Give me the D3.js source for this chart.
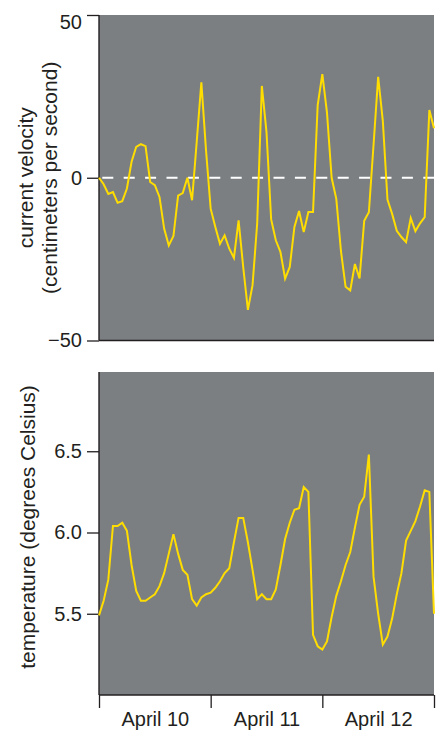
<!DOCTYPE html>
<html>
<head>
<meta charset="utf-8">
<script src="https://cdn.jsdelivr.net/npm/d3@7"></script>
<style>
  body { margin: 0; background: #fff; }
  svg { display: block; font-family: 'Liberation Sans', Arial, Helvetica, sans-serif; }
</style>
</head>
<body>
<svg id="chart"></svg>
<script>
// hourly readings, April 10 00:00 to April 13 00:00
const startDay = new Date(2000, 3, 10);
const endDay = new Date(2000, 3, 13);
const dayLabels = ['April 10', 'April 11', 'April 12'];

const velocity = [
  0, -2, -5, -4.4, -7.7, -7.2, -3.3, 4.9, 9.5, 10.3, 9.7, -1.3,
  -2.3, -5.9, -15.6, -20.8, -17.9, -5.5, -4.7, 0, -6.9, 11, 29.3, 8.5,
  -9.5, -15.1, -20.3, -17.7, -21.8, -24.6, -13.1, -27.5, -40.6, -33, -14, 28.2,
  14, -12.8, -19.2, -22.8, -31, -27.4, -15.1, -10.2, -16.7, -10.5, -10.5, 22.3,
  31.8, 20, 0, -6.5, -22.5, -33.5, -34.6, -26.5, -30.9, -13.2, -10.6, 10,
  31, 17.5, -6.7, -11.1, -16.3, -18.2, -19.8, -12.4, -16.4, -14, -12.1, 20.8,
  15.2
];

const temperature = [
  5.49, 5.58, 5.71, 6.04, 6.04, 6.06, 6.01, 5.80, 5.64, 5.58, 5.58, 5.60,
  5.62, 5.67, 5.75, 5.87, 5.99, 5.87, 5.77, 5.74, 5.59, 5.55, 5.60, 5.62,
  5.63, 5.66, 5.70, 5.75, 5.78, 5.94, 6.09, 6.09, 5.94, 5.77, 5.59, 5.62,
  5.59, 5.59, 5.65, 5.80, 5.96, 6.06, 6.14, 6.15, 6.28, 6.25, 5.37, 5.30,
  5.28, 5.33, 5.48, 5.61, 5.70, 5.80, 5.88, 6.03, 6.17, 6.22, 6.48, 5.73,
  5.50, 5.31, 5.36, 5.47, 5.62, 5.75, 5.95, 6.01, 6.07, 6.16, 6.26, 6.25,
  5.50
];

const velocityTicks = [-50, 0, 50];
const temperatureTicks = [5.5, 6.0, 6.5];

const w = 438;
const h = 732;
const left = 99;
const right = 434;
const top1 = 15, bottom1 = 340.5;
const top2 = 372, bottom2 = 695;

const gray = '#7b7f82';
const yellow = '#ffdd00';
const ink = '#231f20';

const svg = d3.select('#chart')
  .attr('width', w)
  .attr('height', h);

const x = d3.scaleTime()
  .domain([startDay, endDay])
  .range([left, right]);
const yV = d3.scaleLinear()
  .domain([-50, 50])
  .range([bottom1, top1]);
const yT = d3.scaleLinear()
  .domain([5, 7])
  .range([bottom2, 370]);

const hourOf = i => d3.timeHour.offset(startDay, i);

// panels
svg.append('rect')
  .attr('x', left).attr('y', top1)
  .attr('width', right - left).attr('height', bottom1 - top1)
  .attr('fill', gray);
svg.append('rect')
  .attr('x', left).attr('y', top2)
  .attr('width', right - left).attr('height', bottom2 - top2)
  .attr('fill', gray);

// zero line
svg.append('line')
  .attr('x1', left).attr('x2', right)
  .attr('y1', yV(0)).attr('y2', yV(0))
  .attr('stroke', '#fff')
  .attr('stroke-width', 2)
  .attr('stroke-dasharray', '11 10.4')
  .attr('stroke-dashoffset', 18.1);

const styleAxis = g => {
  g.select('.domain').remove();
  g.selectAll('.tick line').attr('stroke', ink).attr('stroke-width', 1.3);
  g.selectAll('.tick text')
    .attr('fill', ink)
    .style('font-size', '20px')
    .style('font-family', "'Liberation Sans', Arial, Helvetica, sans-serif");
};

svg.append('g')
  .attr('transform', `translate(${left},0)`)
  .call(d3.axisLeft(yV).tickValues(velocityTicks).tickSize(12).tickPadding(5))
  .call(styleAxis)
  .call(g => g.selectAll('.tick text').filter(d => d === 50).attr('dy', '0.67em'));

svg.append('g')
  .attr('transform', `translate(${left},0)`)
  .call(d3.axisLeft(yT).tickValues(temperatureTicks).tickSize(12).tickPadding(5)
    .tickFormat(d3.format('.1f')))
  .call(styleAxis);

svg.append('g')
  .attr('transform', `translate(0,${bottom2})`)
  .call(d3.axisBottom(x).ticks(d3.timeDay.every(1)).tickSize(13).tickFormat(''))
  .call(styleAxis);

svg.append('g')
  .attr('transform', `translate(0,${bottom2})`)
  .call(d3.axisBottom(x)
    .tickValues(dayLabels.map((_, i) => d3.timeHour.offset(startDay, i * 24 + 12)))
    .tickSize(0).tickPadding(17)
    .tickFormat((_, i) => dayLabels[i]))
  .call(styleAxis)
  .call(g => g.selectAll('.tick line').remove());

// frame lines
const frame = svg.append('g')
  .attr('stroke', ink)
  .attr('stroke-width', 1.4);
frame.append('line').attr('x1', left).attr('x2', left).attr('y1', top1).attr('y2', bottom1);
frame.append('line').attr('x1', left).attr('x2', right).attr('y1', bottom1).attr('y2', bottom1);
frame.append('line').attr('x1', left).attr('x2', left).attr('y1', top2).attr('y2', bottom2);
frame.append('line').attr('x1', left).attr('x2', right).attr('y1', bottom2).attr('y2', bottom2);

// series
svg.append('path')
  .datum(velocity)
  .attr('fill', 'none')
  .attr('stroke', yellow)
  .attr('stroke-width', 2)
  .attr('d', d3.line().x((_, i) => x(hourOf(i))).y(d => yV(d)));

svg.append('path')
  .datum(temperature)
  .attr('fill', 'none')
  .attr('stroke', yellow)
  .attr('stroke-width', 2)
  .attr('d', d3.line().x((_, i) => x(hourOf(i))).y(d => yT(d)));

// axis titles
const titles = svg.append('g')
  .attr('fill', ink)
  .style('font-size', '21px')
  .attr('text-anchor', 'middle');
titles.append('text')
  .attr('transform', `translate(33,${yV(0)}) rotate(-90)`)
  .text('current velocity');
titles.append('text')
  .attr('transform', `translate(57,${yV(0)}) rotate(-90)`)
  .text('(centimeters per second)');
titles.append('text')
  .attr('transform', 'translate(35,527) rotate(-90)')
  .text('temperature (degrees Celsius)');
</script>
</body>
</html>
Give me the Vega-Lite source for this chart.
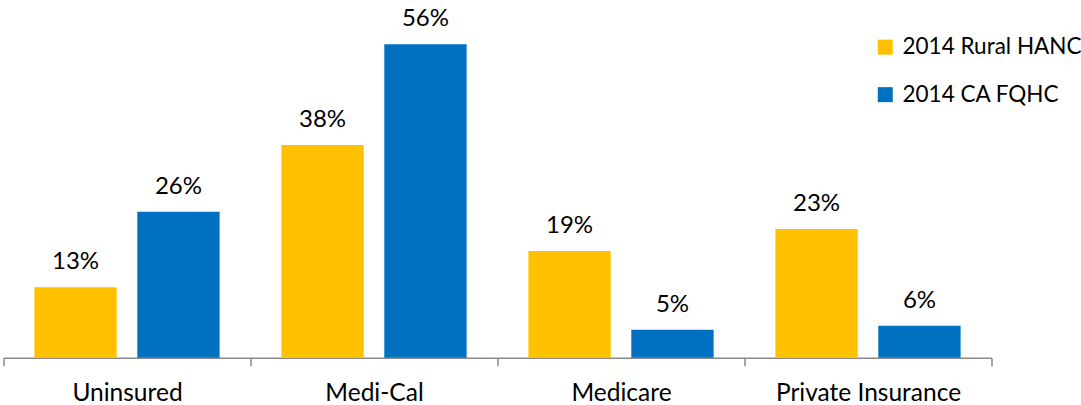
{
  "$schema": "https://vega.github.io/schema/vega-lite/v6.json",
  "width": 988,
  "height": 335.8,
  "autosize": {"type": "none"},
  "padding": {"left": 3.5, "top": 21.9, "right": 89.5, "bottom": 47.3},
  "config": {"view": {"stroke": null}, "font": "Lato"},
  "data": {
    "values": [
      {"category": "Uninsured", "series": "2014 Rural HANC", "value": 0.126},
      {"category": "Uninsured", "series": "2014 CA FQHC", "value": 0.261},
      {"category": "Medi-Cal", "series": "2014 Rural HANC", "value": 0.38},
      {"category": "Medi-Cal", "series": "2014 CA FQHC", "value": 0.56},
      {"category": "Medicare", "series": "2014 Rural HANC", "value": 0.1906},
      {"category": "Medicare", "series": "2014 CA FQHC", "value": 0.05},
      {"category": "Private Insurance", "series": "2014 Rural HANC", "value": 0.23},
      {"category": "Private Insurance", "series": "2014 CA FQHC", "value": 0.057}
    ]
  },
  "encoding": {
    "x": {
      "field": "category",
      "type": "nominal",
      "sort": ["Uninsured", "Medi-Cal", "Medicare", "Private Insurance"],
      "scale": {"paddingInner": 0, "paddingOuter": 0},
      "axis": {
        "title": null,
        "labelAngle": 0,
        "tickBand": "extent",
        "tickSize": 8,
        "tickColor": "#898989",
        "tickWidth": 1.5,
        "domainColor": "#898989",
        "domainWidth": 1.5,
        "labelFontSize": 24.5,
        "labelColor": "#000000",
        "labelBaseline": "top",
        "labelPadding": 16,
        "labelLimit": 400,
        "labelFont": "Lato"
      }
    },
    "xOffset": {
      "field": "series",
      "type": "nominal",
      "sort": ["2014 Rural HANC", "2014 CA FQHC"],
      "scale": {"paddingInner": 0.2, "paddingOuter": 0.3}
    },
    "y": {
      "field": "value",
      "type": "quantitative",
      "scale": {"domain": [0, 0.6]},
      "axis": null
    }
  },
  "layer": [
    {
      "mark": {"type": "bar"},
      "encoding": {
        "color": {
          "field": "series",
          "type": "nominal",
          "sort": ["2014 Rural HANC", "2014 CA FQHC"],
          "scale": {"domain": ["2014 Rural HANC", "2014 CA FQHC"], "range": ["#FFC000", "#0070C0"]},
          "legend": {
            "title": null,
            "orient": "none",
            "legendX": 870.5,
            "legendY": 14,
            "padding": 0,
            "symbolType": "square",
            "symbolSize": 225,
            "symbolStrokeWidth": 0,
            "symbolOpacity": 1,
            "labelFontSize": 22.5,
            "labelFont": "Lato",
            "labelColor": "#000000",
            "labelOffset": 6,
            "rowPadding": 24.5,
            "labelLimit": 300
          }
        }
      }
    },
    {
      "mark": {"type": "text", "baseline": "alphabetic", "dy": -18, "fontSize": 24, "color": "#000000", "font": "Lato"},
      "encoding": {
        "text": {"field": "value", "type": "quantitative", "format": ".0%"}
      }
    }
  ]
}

-- -- --

* **EXERCISE DESCRIPTION**
Copy all lines from the listing that contain "source".

* **SOLUTION TO THE PROBLEM**
Give me the D3.js source for this chart.
Give me the Vega-Lite source for this chart.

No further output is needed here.